Abstract

Due to their many advantages, modular structures commonly exist in artificial and natural systems, and the concept of modular product design has recently received extensive attention from the engineering research community. Although some work has been done on modularity, most of it is qualitative and exploratory in nature, and little is quantitative. One reason for this gap is the lack of a clear definition of modularity. This thesis begins with a detailed discussion on the concepts of “modularity” and “module.” Based on the background presented here, a mutual information-based method is proposed to quantify modularity. The method is based on the view that coupling is information flow instead of real physical interactions.
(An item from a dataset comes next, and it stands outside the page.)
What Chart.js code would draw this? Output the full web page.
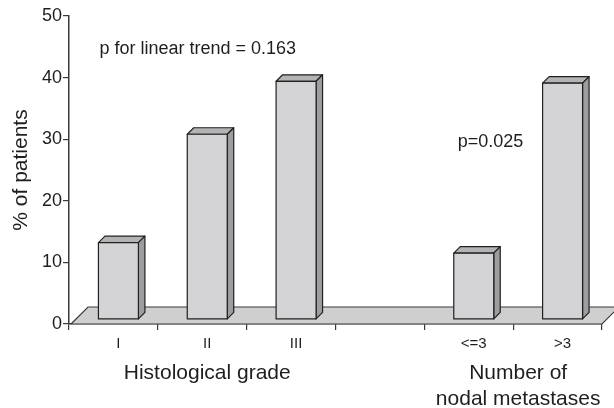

Information flow can be quantified by mutual information, which is based on randomness (or uncertainty). Since most engineering products can be modeled as stochastic systems and therefore have randomness, the mutual information-based method can be applied in very general cases, and it is shown that the commonly existing linkage counting modularity measure is a special case of the mutual information-based modularity measure. The mutual information-based method is applicable to final design products. But at the early stage of the engineering design process, there are generally only function diagrams. To exploit the benefits of modularity as early as possible, a minimal description length principle-based modularity measure is proposed to determine the modularity of graph structures, which can represent function diagrams. The method is used as criteria to hierarchically decompose abstract graph structures and the real function structure of an HP printer by evolutionary computation. Due to the specialty of genome representations in evolutionary computation, new genetic operators are developed to determine optimal hierarchical decompositions. This quantitative modularity measure has been developed to synthesize modular engineering products, especially by evolutionary design. There are many factors affecting evolving modular structures, such as genome representation, fitness function, learning, and task structure. The thesis preliminarily studies the effects of the modularity of tasks on the modularity of products in evolutionary computation. Using feed-forward neural networks as examples, the results show that the effects are task-dependent and rely on the amount of resources available for the tasks.